— START Dataset content —
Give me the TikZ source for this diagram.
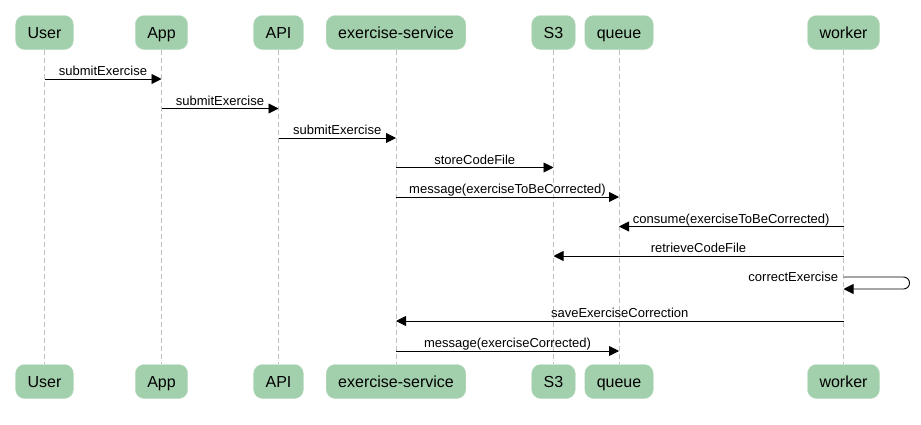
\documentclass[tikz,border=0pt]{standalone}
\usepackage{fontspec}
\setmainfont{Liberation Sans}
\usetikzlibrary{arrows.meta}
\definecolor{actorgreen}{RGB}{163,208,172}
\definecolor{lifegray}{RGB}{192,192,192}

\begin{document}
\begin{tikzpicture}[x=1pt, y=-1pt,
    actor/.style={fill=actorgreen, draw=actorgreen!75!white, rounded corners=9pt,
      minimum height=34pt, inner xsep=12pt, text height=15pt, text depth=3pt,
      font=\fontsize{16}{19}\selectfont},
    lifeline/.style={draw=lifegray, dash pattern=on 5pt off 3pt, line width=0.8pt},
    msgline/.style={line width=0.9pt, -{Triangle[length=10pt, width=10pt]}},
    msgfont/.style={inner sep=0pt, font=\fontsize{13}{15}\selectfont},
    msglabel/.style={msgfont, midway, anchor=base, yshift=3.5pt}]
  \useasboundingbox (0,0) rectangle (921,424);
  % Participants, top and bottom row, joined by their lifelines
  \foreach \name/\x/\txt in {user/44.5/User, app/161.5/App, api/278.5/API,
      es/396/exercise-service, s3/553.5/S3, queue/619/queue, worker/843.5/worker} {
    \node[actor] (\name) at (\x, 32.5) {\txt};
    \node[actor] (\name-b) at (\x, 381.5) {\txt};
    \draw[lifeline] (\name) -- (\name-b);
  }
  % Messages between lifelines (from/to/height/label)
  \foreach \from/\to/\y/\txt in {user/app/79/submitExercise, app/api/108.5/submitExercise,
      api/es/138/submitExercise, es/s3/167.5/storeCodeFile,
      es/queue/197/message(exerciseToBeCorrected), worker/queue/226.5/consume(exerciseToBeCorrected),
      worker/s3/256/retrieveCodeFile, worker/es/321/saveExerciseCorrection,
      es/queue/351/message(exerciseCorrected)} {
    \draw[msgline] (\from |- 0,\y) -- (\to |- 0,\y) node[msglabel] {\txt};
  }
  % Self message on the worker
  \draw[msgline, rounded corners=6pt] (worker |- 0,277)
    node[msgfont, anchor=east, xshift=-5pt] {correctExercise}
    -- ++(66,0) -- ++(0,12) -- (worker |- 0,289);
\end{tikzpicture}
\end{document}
— END Dataset content —
● **Task objective**
Reproduce the material above in full, exactly, with no images.

● **Answer to the task**
Give me the TikZ source for this diagram.
\documentclass[tikz,border=0pt]{standalone}
\usepackage{fontspec}
\setmainfont{Liberation Sans}
\usetikzlibrary{arrows.meta}
\definecolor{actorgreen}{RGB}{163,208,172}
\definecolor{lifegray}{RGB}{192,192,192}

\begin{document}
\begin{tikzpicture}[x=1pt, y=-1pt,
    actor/.style={fill=actorgreen, draw=actorgreen!75!white, rounded corners=9pt,
      minimum height=34pt, inner xsep=12pt, text height=15pt, text depth=3pt,
      font=\fontsize{16}{19}\selectfont},
    lifeline/.style={draw=lifegray, dash pattern=on 5pt off 3pt, line width=0.8pt},
    msgline/.style={line width=0.9pt, -{Triangle[length=10pt, width=10pt]}},
    msgfont/.style={inner sep=0pt, font=\fontsize{13}{15}\selectfont},
    msglabel/.style={msgfont, midway, anchor=base, yshift=3.5pt}]
  \useasboundingbox (0,0) rectangle (921,424);
  % Participants, top and bottom row, joined by their lifelines
  \foreach \name/\x/\txt in {user/44.5/User, app/161.5/App, api/278.5/API,
      es/396/exercise-service, s3/553.5/S3, queue/619/queue, worker/843.5/worker} {
    \node[actor] (\name) at (\x, 32.5) {\txt};
    \node[actor] (\name-b) at (\x, 381.5) {\txt};
    \draw[lifeline] (\name) -- (\name-b);
  }
  % Messages between lifelines (from/to/height/label)
  \foreach \from/\to/\y/\txt in {user/app/79/submitExercise, app/api/108.5/submitExercise,
      api/es/138/submitExercise, es/s3/167.5/storeCodeFile,
      es/queue/197/message(exerciseToBeCorrected), worker/queue/226.5/consume(exerciseToBeCorrected),
      worker/s3/256/retrieveCodeFile, worker/es/321/saveExerciseCorrection,
      es/queue/351/message(exerciseCorrected)} {
    \draw[msgline] (\from |- 0,\y) -- (\to |- 0,\y) node[msglabel] {\txt};
  }
  % Self message on the worker
  \draw[msgline, rounded corners=6pt] (worker |- 0,277)
    node[msgfont, anchor=east, xshift=-5pt] {correctExercise}
    -- ++(66,0) -- ++(0,12) -- (worker |- 0,289);
\end{tikzpicture}
\end{document}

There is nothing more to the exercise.